## Task brief
Keep only the lines where "chart" appears.

## Supplied information
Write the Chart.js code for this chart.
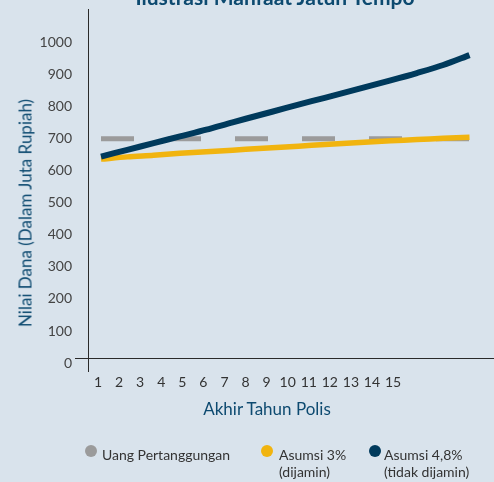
<!DOCTYPE html>
<html>
<head>
<meta charset="utf-8">
<script src="https://cdn.jsdelivr.net/npm/chart.js@4/dist/chart.umd.min.js"></script>
<style>
  html, body { margin: 0; padding: 0; }
  body { width: 494px; height: 482px; background: #d9e3ec; position: relative; overflow: hidden; font-family: Lato, "Noto Sans", sans-serif; }
  #wrap { position: absolute; left: 0; top: 0; width: 494px; height: 482px; }
  .t { position: absolute; white-space: nowrap; }
  #title { font-weight: bold; font-size: 21px; color: #0d4a70; left: 275px; top: -16px; transform: translateX(-50%); }
  #ytitle { font-size: 17px; color: #0d4a70; left: 25px; top: 213px; transform: translate(-50%, -50%) rotate(-90deg); }
  #xtitle { font-size: 17px; color: #0d4a70; left: 267px; top: 408px; transform: translate(-50%, -50%); }
  .leg { position: absolute; top: 444px; font-size: 14px; color: #333; line-height: 17px; }
  .leg .dot { position: absolute; left: 0; top: 1px; width: 12px; height: 12px; border-radius: 50%; }
  .leg .txt { position: absolute; top: 2px; white-space: nowrap; }
</style>
</head>
<body>
<div id="wrap"><canvas id="c" width="494" height="482"></canvas></div>
<div class="t" id="title">Ilustrasi Manfaat Jatuh Tempo</div>
<div class="t" id="ytitle">Nilai Dana (Dalam Juta Rupiah)</div>
<div class="t" id="xtitle">Akhir Tahun Polis</div>
<div id="legend"></div>
<script>
// ---- data ----
const years = [1, 2, 3, 4, 5, 6, 7, 8, 9, 10, 11, 12, 13, 14, 15];
const xTickLabels = ["1","2","3","4","5","6","7","8","9","10","11","12","13","14","15"];
const yTickValues = [0, 100, 200, 300, 400, 500, 600, 700, 800, 900, 1000];
const yTickLabels = ["0","100","200","300","400","500","600","700","800","900","1000"];
const seriesNames = ["Uang Pertanggungan", ["Asumsi 3%", "(dijamin)"], ["Asumsi 4,8%", "(tidak dijamin)"]];
const uangPertanggungan = [701, 701, 701, 701, 701, 701, 701, 701, 701, 701, 701, 701, 701, 701, 701];
const asumsi3 = [637, 644, 649, 655, 660, 665, 670, 675, 680, 685, 690, 694, 698, 702, 705];
const asumsi48 = [645, 666, 687, 708, 729, 752, 774, 796, 818, 839, 861, 883, 906, 931, 962];
const seriesColors = ["#9b9b9b", "#f1b40f", "#003a5c"];

const toXY = arr => arr.map((v, i) => ({ x: years[i], y: v }));

const axisLines = {
  id: 'axisLines',
  afterDraw(chart) {
    const { ctx, chartArea: a } = chart;
    ctx.save();
    ctx.strokeStyle = '#2a2a2a';
    ctx.lineWidth = 1;
    ctx.beginPath();
    ctx.moveTo(a.left + 0.5, a.top);
    ctx.lineTo(a.left + 0.5, a.bottom + 14);
    ctx.moveTo(a.left - 13, a.bottom + 0.5);
    ctx.lineTo(a.right, a.bottom + 0.5);
    ctx.stroke();
    ctx.restore();
  }
};

const noPad = s => { s.paddingTop = 0; s.paddingBottom = 0; s.paddingLeft = 0; s.paddingRight = 0; };

const chart = new Chart(document.getElementById('c'), {
  type: 'line',
  data: {
    datasets: [
      { label: 'Uang Pertanggungan', data: toXY(uangPertanggungan), xAxisID: 'xd', yAxisID: 'y',
        borderColor: seriesColors[0], borderWidth: 5, borderDash: [33, 34], borderCapStyle: 'butt', pointRadius: 0, tension: 0, order: 3 },
      { label: 'Asumsi 3% (dijamin)', data: toXY(asumsi3), xAxisID: 'xd', yAxisID: 'y',
        borderColor: seriesColors[1], borderWidth: 5.5, borderCapStyle: 'butt', pointRadius: 0, tension: 0.3, order: 2 },
      { label: 'Asumsi 4,8% (tidak dijamin)', data: toXY(asumsi48), xAxisID: 'xd', yAxisID: 'y',
        borderColor: seriesColors[2], borderWidth: 6, borderCapStyle: 'butt', pointRadius: 0, tension: 0.3, order: 1 }
    ]
  },
  options: {
    responsive: false,
    animation: false,
    layout: { padding: { top: 9, left: 0, right: 0, bottom: 0 } },
    plugins: { legend: { display: false }, tooltip: { enabled: false }, title: { display: false } },
    scales: {
      x: {
        type: 'linear', position: 'bottom', min: 0.525, max: 19.79,
        grid: { display: false, drawTicks: false }, border: { display: false },
        afterBuildTicks: s => { s.ticks = years.map(v => ({ value: v })); },
        afterFit: s => { s.height = 124; noPad(s); },
        ticks: { padding: 16, autoSkip: false, maxRotation: 0, color: '#333',
          font: { family: 'Lato', size: 14 },
          callback: (v) => xTickLabels[years.indexOf(v)] }
      },
      xd: {
        type: 'linear', position: 'bottom', display: false, min: 0.506, max: 15.93,
        afterFit: s => { noPad(s); }
      },
      y: {
        type: 'linear', min: 15.6, max: 1106,
        grid: { display: false, drawTicks: false }, border: { display: false },
        afterBuildTicks: s => { s.ticks = yTickValues.map(v => ({ value: v })); },
        afterFit: s => { s.width = 88; noPad(s); },
        ticks: { padding: 16, color: '#444', font: { family: 'Lato', size: 14 },
          callback: (v) => yTickLabels[yTickValues.indexOf(v)] }
      }
    }
  },
  plugins: [axisLines]
});

// HTML legend built from series names and colours
const legendLefts = [85, 261, 369];
const legendTextOffsets = [17, 18, 15];
const legendEl = document.getElementById('legend');
seriesNames.forEach((name, i) => {
  const item = document.createElement('div');
  item.className = 'leg';
  item.style.left = legendLefts[i] + 'px';
  const dot = document.createElement('div');
  dot.className = 'dot';
  dot.style.background = seriesColors[i];
  const txt = document.createElement('div');
  txt.className = 'txt';
  txt.style.left = legendTextOffsets[i] + 'px';
  txt.innerHTML = (Array.isArray(name) ? name : [name]).join('<br>');
  item.appendChild(dot);
  item.appendChild(txt);
  legendEl.appendChild(item);
});
</script>
</body>
</html>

## Full response
Write the Chart.js code for this chart.
<script src="https://cdn.jsdelivr.net/npm/chart.js@4/dist/chart.umd.min.js"></script>
  afterDraw(chart) {
    const { ctx, chartArea: a } = chart;
const chart = new Chart(document.getElementById('c'), {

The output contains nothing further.